Ontario MPP
- In office 1987–1995
- Preceded by: New riding
- Succeeded by: Joe Spina
- Constituency: Brampton North

Personal details
- Born: September 22, 1951 Portuguese Angola
- Died: June 1, 2022 (aged 70) Brampton, Ontario, Canada
- Party: Liberal (1987–1995) Progressive Conservative (2007–2022)
- Occupation: Lawyer

= Carman McClelland =

Canadian politician (1951–2022)

John Carman McClelland (September 22, 1951 – June 1, 2022) was a Canadian politician in Ontario. He was a Liberal member of the Legislative Assembly of Ontario from 1987 to 1995 who represented the riding of Brampton North. He was subsequently an unsuccessful Progressive Conservative candidate in the 2007 provincial election.

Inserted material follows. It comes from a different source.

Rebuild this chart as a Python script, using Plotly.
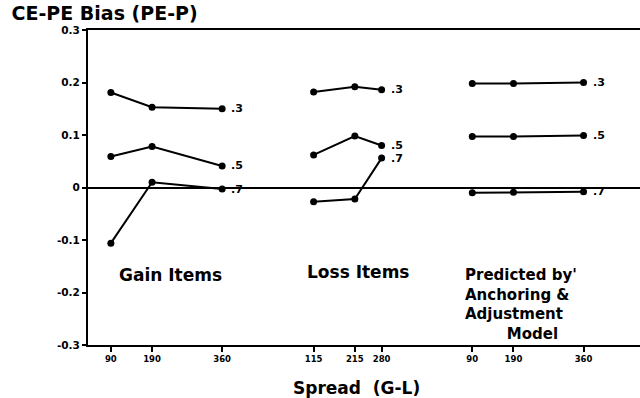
import plotly.graph_objects as go

# ---- data ----
gain_spread = [90, 190, 360]
loss_spread = [115, 215, 280]
pred_spread = [90, 190, 360]

gain_p3 = [0.181, 0.153, 0.150]
gain_p5 = [0.059, 0.078, 0.041]
gain_p7 = [-0.106, 0.010, -0.003]

loss_p3 = [0.182, 0.192, 0.186]
loss_p5 = [0.062, 0.098, 0.080]
loss_p7 = [-0.027, -0.022, 0.056]

pred_p3 = [0.198, 0.198, 0.200]
pred_p5 = [0.097, 0.097, 0.099]
pred_p7 = [-0.010, -0.009, -0.008]

series_labels = [".3", ".5", ".7"]
y_ticks = [0.3, 0.2, 0.1, 0, -0.1, -0.2, -0.3]
y_ticktext = ["0.3", "0.2", "0.1", "0", "-0.1", "-0.2", "-0.3"]

# panel offsets along the spread axis (gain, loss, predicted)
panel_offsets = [0, 467, 877]

panels = [
    (gain_spread, [gain_p3, gain_p5, gain_p7]),
    (loss_spread, [loss_p3, loss_p5, loss_p7]),
    (pred_spread, [pred_p3, pred_p5, pred_p7]),
]

fig = go.Figure()
annotations = []
tickvals, ticktext = [], []
label_font = dict(family="DejaVu Sans", size=11, color="black", weight="bold")

for (spread, series), off in zip(panels, panel_offsets):
    xs = [s + off for s in spread]
    tickvals += xs
    ticktext += [str(s) for s in spread]
    for vals, lab in zip(series, series_labels):
        fig.add_trace(go.Scatter(
            x=xs, y=vals, mode="lines+markers",
            line=dict(color="black", width=2),
            marker=dict(color="black", size=7, symbol="circle"),
            showlegend=False, hoverinfo="skip",
        ))
        annotations.append(dict(
            x=xs[-1], y=vals[-1], xref="x", yref="y", text=lab,
            showarrow=False, xanchor="left", yanchor="middle", xshift=7,
            font=label_font,
        ))

grp_font = dict(family="DejaVu Sans", size=17, color="black", weight="bold")
blk_font = dict(family="DejaVu Sans", size=15, color="black", weight="bold")
nb = "\u00a0"
annotations += [
    dict(x=234, y=-0.167, xref="x", yref="y", text="Gain Items", showarrow=False,
         xanchor="center", yanchor="middle", font=grp_font),
    dict(x=690, y=-0.161, xref="x", yref="y", text="Loss Items", showarrow=False,
         xanchor="center", yanchor="middle", font=grp_font),
    dict(x=944, y=-0.146, xref="x", yref="y",
         text="Predicted by'<br>Anchoring &<br>Adjustment<br>" + nb * 8 + "Model",
         showarrow=False, xanchor="left", yanchor="top", align="left", font=blk_font),
    dict(x=0.486, y=-0.137, xref="paper", yref="paper", text="Spread  (G-L)",
         showarrow=False, xanchor="center", yanchor="middle", font=grp_font),
]

fig.update_layout(
    width=640, height=398,
    margin=dict(l=88, r=0, t=30, b=53),
    paper_bgcolor="white", plot_bgcolor="white",
    title=dict(text="CE-PE Bias (PE-P)", x=0.018, xanchor="left", y=0.967,
               yanchor="middle",
               font=dict(family="DejaVu Sans", size=19, color="black", weight="bold")),
    annotations=annotations,
    showlegend=False,
)
fig.update_xaxes(
    range=[34.5, 1374], showgrid=False, zeroline=False,
    showline=True, linecolor="black", linewidth=2, mirror=True,
    ticks="outside", ticklen=5, tickwidth=1.5, tickcolor="black",
    tickvals=tickvals, ticktext=ticktext,
    tickfont=dict(family="DejaVu Sans", size=8.5, color="black", weight="bold"),
)
fig.update_yaxes(
    range=[-0.3, 0.3], showgrid=False,
    zeroline=True, zerolinecolor="black", zerolinewidth=1.5,
    showline=True, linecolor="black", linewidth=2, mirror=False,
    ticks="outside", ticklen=4, tickwidth=1.5, tickcolor="black",
    tickvals=y_ticks, ticktext=y_ticktext,
    tickfont=dict(family="DejaVu Sans", size=10.5, color="black", weight="bold"),
)

fig.write_html("out.html", config={"displayModeBar": False},
               post_script="document.body.style.margin='0px';")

In July 2018, he announced candidacy for Ward 1 & 5 Regional councillor from Brampton in the 2018 municipal election.

==Background==
McClelland was born in Angola and moved to Canada at a young age, where he received a Bachelor of Arts degree from York University and a law degree from the University of Windsor. After graduation, he practiced law as an associate at the firm of Fogler, Rubinoff, Toronto. He was also a board member of the Canadian Council of Christian Charities.

==Politics==
McClelland ran for the Ontario legislature in the general election of 1977, losing to New Democrat (NDP) Ted Bounsall by over 3,500 votes in Windsor—Sandwich. The next year, McClelland narrowly lost the race for a seat on the Windsor Board of Education representing Ward 1. In 1980, he was appointed a board member for Ward 1 after the death of trustee Donald Hill, but was again narrowly defeated in the general election that November. He did not seek office again until the 1987 provincial election, when he was easily elected in Brampton North as part of a Liberal landslide victory. McClelland served as a backbench supporter of David Peterson's government for the next three years.

Prior to the 1990 election, McClelland was challenged for the Liberal nomination in his riding by the representative of a group which claimed the Peterson government had made insufficient outreach efforts to Ontario's Sikh community. He won the nomination challenge, and went on to defeat NDP challenger John Devries by only 98 votes in the general election. The Liberals were upset by the NDP provincially, and McClelland moved to the opposition benches for the next five years. In 1993, he brought forward a private member's bill dealing with the possibility of electoral recall.

The Progressive Conservatives won a majority government in the 1995 Ontario election, and McClelland lost to PC candidate Joe Spina by 5,348 votes.

In 2007, McClelland changed parties and was the PC candidate for the riding of Brampton—Springdale in the 2007 Ontario election, but lost to the Liberal candidate Linda Jeffrey by nearly 7,000 votes.

==Return to legal practice==
In 1995, he resumed his legal practice and was a member and VP of the Peel Law Association Executive Committee. He has also been President (2008–2009) of the Brampton Board of Trade. In May 2015, the Law Society of Upper Canada suspended McClelland for mishandling the finances of several clients including some family members.